David Hockney is moving to France – so that he can smoke and work
David Hockney has announced that he’s turning his back on Los Angeles – the city where he painted some of his greatest works – because of America’s censorious attitude to smoking.
The 82-year-old, who first moved to Los Angeles in 1964, has told The Wall Street Journal Magazine that he’s relocating to Normandy so that he can eat and smoke at the same time.
“I’d like to just work and paint,” he told WSJ. “The French know how to live. They know about pleasure.”
Los Angeles now has some of the strictest laws on smoking, which is banned in all public places, including outside restaurants and bars.
“I’ve smoked for more than 60 years but I think I’m quite healthy…” explained Hockney. “I’m 82. How much longer do I have? I’m going to die of either a smoking-related illness or a non–smoking-related illness.”

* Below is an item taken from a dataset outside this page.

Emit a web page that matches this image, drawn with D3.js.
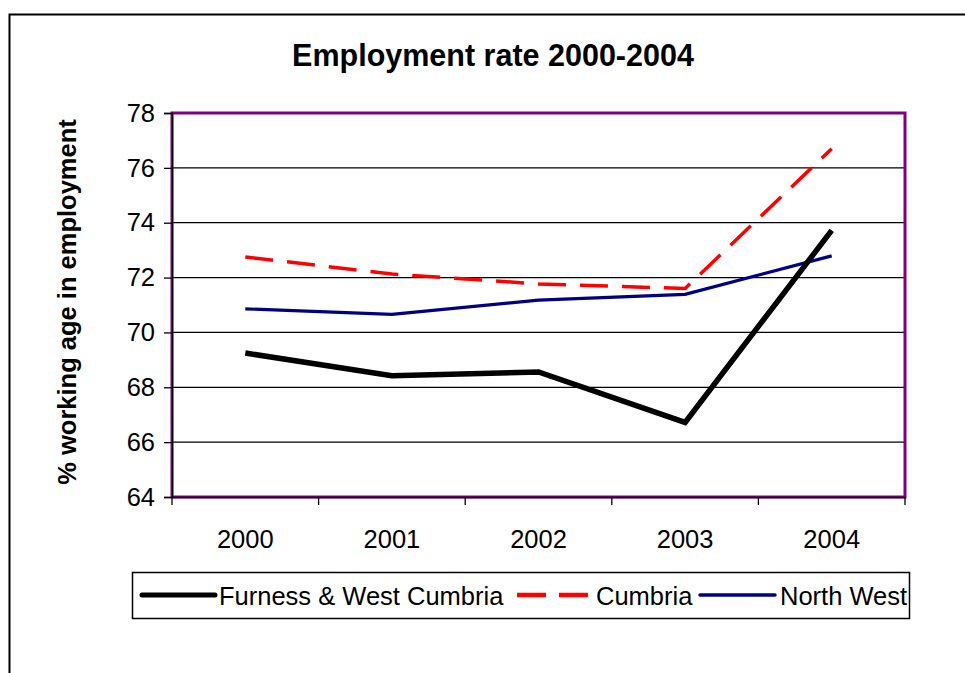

Born in Bradford in 1937, Hockney went on to study at the Royal College of Art in London.
Soon after graduating from the Royal College of Art, in 1964 Hockney moved to live in Los Angeles. It was here that he began working on his swimming pool series. Working with the bright, bold colours of acrylics, the swimming pool series has in many ways defined his career.
His 1972 painting – Portrait of an Artist (Pool with Two Figures) – last year became the most expensive painting sold by a living artist when it was auctioned for USD$90m.
Hockney has consistently represented gay life and gay relationships in his work. Celebrating the domesticity of gay relationships, and drawing inspiration from the iconic publication Physique Pictorial.
In 2017, the Tate Britain presented a major retrospective of Hockney’s work, marking his 80th year. The exhibition then travelled to both Paris and New York.
Hockney is generally associated with the Pop Art movement, but his work also draws influence from the Expressionist traditions.